To combat fraud, spam, and “noise” uploads, Spotify introduced in 2024 a 1,000-streams-per-year eligibility threshold for recordings to earn royalties, and tougher treatment of “non-music” noise tracks and penalties for fraud. Spotify and trade press framed this as redirecting tens of millions of dollars from ultra-micro payouts (pennies fragmented across billions of sub-1,000-stream tracks) back to tracks above the threshold. Critics argue it further starves emerging artists. Meanwhile, the scale problem keeps growing: Spotify has reported removing tens of millions of spam tracks as AI-driven uploads surge—another pressure point that dilutes earnings on a per-play basis in the pro-rata pool.
Spotify’s own data tries to show that share can add up: in 2024, an artist with one out of every million streams on the service generated over $10,000 on average (to their recording + publishing rightsholders combined). That sounds encouraging—until you realize how steep the pyramid is, and how many artists sit far below that share of total listening.
With hundreds of billions of annual plays across a ~100M+ track catalog, each individual stream is worth very little in a pro-rata pool.
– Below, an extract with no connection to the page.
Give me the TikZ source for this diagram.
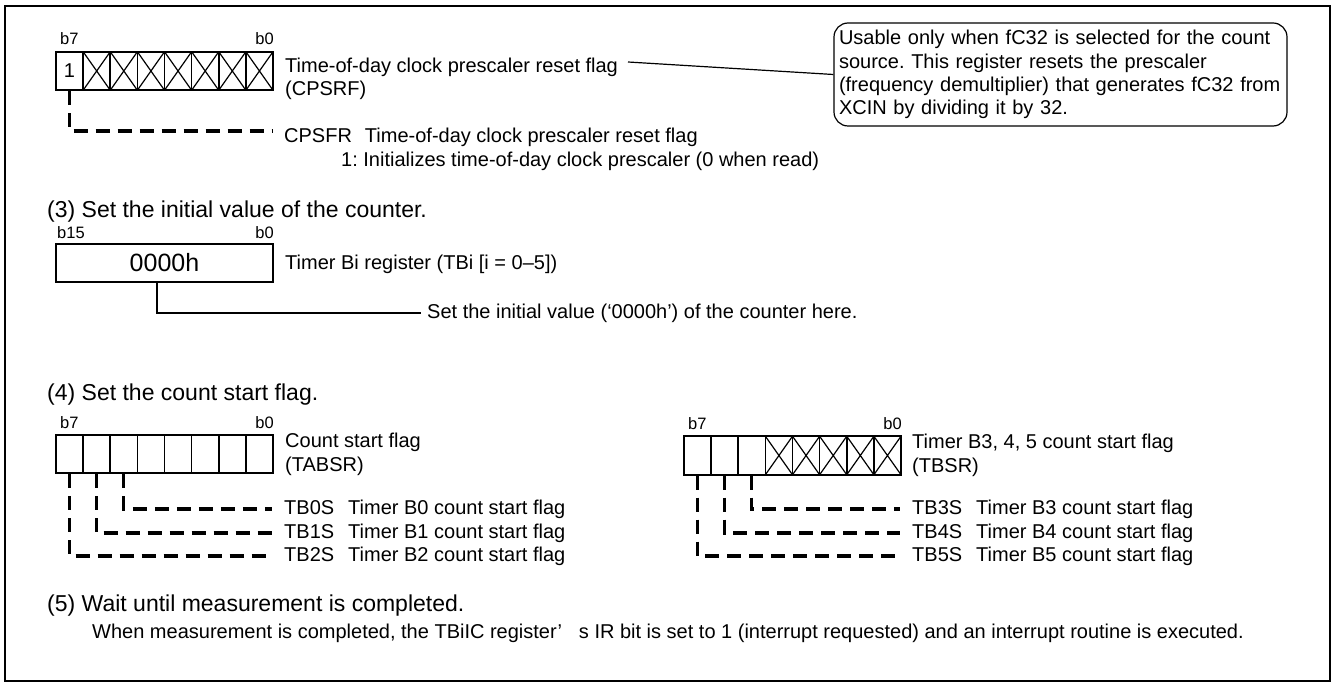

Premium plays in high-revenue countries are worth more than ad-supported or lower-ARPU regions, so two artists with the same stream count can see different payouts. Labels, distributors, managers, and recoupment reduce what reaches the artist’s bank account—often drastically (Spotify pays rightsholders, not artists). The 1,000-stream rule eliminates the smallest trickle of income many hobbyist and early-stage artists once saw.
How much do artists make?
- 1k streams → $2-$5
- 10K streams → $20–$50
- 50K streams → $100–$250
- 100K streams → $200–$500
- 250K streams → $500–$1,250
- 500K streams → $1,000–$2,500
- 1M streams → $2,000–$5,000
- 5M streams → $10,000–$25,000
- 10M streams → $20,000–$50,000
From an individual artist’s vantage point—especially without a large, Premium-heavy audience—the answer is often yes. The pro-rata design and the sheer scale of listening make each stream worth a fraction of a cent, and 2024’s threshold change removed micro-royalties entirely below 1,000 annual streams per track. Spotify counters that total payouts are at record highs and still growing, but distribution remains extremely top-heavy. Both can be true at once.